Secure Electricity Trading and Incentive Contract Model for Electric Vehicle Based on Energy Blockchain

• Published in: IEEE access Vol. 7; pp. 178763 - 178778
• Main Authors: Chen, Xiaofeng, Zhang, Xiaohong
• Format: Journal Article
• Language: English
• Published: Piscataway IEEE 2019; The Institute of Electrical and Electronics Engineers, Inc. (IEEE)
• Subjects: Algorithms; Blockchain; Contracts; Cryptography; Curves; Digital signatures; electric vehicle (EV); Electric vehicles; Electricity; elliptic curve encryption; Elliptic curves; Encryption; Energy blockchain; Energy storage; Fault tolerance; Game theory; incentive mechanism; Peak load; Power markets; Privacy; security analysis; Smart grid; Smart grids
• ISSN: 2169-3536; 2169-3536
• DOI: 10.1109/ACCESS.2019.2958122

As a neoteric high-tech product, electric vehicles (EVs) can effectively solve the problems of energy shortages and environmental pollution. On the one hand, EV can relieve the peak load of a smart grid and improve the electricity system operation. On the other hand, EV's electricity trading information can provide useful data for vehicle management departments to electricity scheduling. However, hackers can easily obtain data from the central database to simulate both parties involved, which leads to the receiver getting unauthorized information. For these challenges, we propose a novel secure electricity trading and incentive contract model based on the basic rules of China's electricity market. The digital signature technology adopts elliptic curve bilinear pairing to guarantee the reliability and integrity of the transaction information. Energy blockchain is utilized for encryption and distributed storage of energy data with the possession of tamper-proof and traceability. The consistency part of the data block applies a practical Byzantine fault-tolerant (PBFT) algorithm, which not only increases transaction throughput but also reduces transmission delay.
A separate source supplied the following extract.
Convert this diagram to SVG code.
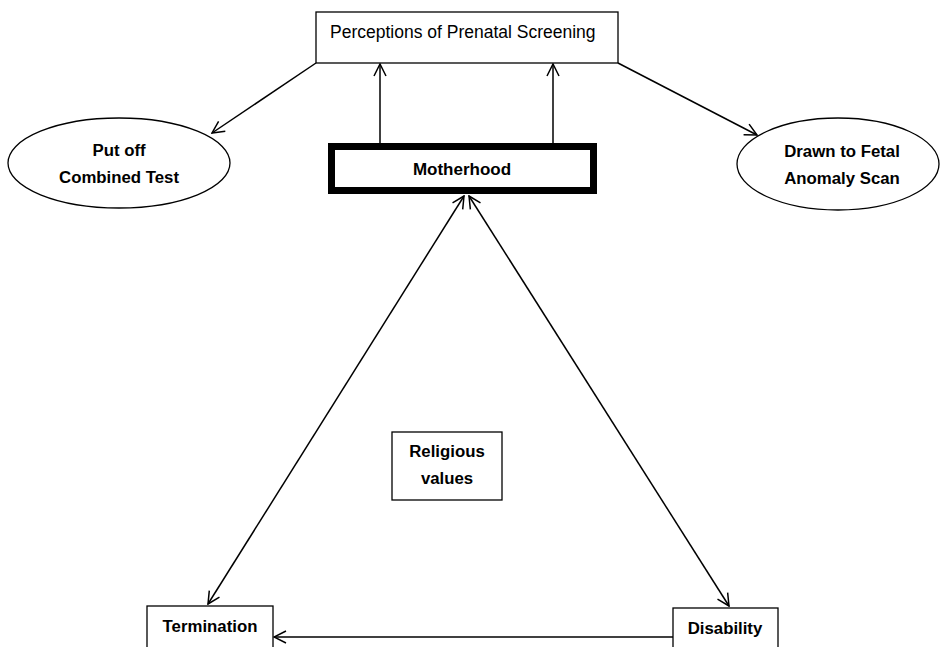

The incentive contract based on revenue rewards can promote the benign interaction of EVs. The security analysis reveals that this scheme can achieve better results. Compared with other schemes, our scheme saves about 64.55% of the communication overhead and validates the same number of signed messages in a shorter time. Incentive contracts based on game theory can facilitate EV electricity trading through energy coin rewards. This mechanism makes EV more willing and active to participate in transactions that guarantee the activity and stability of the network.